The discourses of both art and ideology tend to take the idea of entertainment for granted, and therefore not to scrutinize it. The former either seeks to denigrate entertainment because it is not art (not formally perfect, accomplished or innovative, not emotionally deep, with nothing interesting to say about the world) or tries to show that such-and-such an instance of entertainment is really, or also, art; either way, the issue of what entertainment is is side-stepped. Discussion of ideology on the other hand tends to treat entertainment as a sugar on the pill of ideological messages, either condemning it as a disguise for world views of which the writer disapproves or else commending it as a strategy for promoting those of which she or he does approve. Once again, though, what entertainment is is not addressed. If one uses the terms in a certain way, it is possible to consider all works of entertainment as also always works of art and ideology. They have formal properties and affects and perforce convey world views. In particular, one can try to show, as I do in these essays, how formal properties create, say, the élan of the musical, the allure of stars, the sensuality of disco or the excitement of action movies. However, to analyse entertainments in these terms is to refuse the in fact valuable evaluative connotations of art and ideology and only to consider the way form, affect and world view constitute the enjoyment that an entertainment proposes.

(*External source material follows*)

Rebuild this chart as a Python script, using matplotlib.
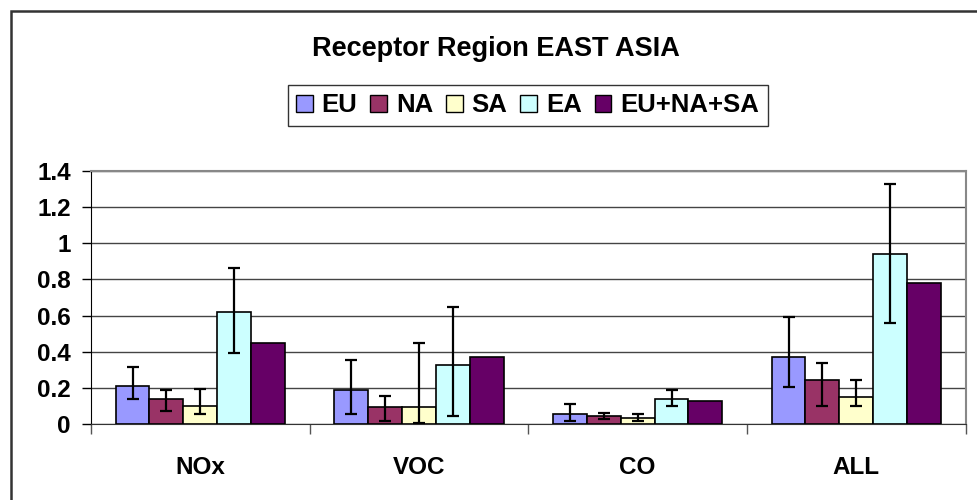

This does not mean that works of entertainment should be immune from ideological criticism. Indeed, one might define the project of these essays as the development of a political engagement with entertainment qua entertainment. This does fly in the face of one of the abiding beliefs of the discourse of entertainment, namely, that it is, after all, only entertainment. However, any entertainment carries assumptions about and attitudes towards the world, even if these are not the point of the thing; and the fact that an entertainment entertains does not let it off the hook of social responsibility, does not make up for sexism, racism or any other deleterious ism.
The task is to identify the ideological implications - good and bad - of entertainment qualities themselves, rather than seeking to uncover hidden ideological meanings behind and separable from the façade of entertainment. Thus in pointing, say, to the celebration of female energy and mastery of the world in The Sound of Music, I hope I have not just identified this as a politically welcome bonus alongside the lovely numbers but rather have shown it in what makes the numbers lovely: the force of Julie Andrews' delivery, the lilting drive of the tunes, the use of editing to display taking possession of the world. What I do not say in the essay on The Sound of Music, but do in 'The colour of entertainment' and in relation to Speed, is that the very trope of mastery of the world - that gorgeous sense of sung, danced or 'actioned' expansion in space - also has negative ideological implications. The musical is unusual in assigning the experience of expansion to female characters, whereas Speed and action films generally are much more traditional in their gender division of entertainment labour; both however are part of a celebratory spreading out into and controlling of the world which has distinct racial and ecological implications. It is the feeling form of imperialism and the destruction of the planet. It is on such feelings and forms, the ends of entertainment, that ideological criticism focuses here rather than the ends to which entertainment may be put.
The topics discussed in these essays - which, if not exactly serendipitous, were certainly, and obviously, not chosen as part of a programme of research - are kinds of entertainment that few would dispute belong in the cultural category of entertainment: musicals, action movies, glamour stars, pinups, porn, dance music. Three depart slightly from this. Both ballet and the classic television serial are probably more readily perceived as belonging in the category art rather than entertainment. My polemical intent with these brief pieces (and the references to the news as entertainment in 'Entertainment and utopia') is to unsettle the assumption that things that enjoy high cultural prestige are not in fact informed by the same entertainment values as those that are not - perhaps the former are just entertainment for highbrows. The other exception is the article on the trope of serial killing in, mainly, film and television. Here I have deliberately stressed both the formal enjoyments deployed in serial killing fictions (and by implication reportage), alongside the more usual address to its social significance, and also the moral and social significance of those enjoyments.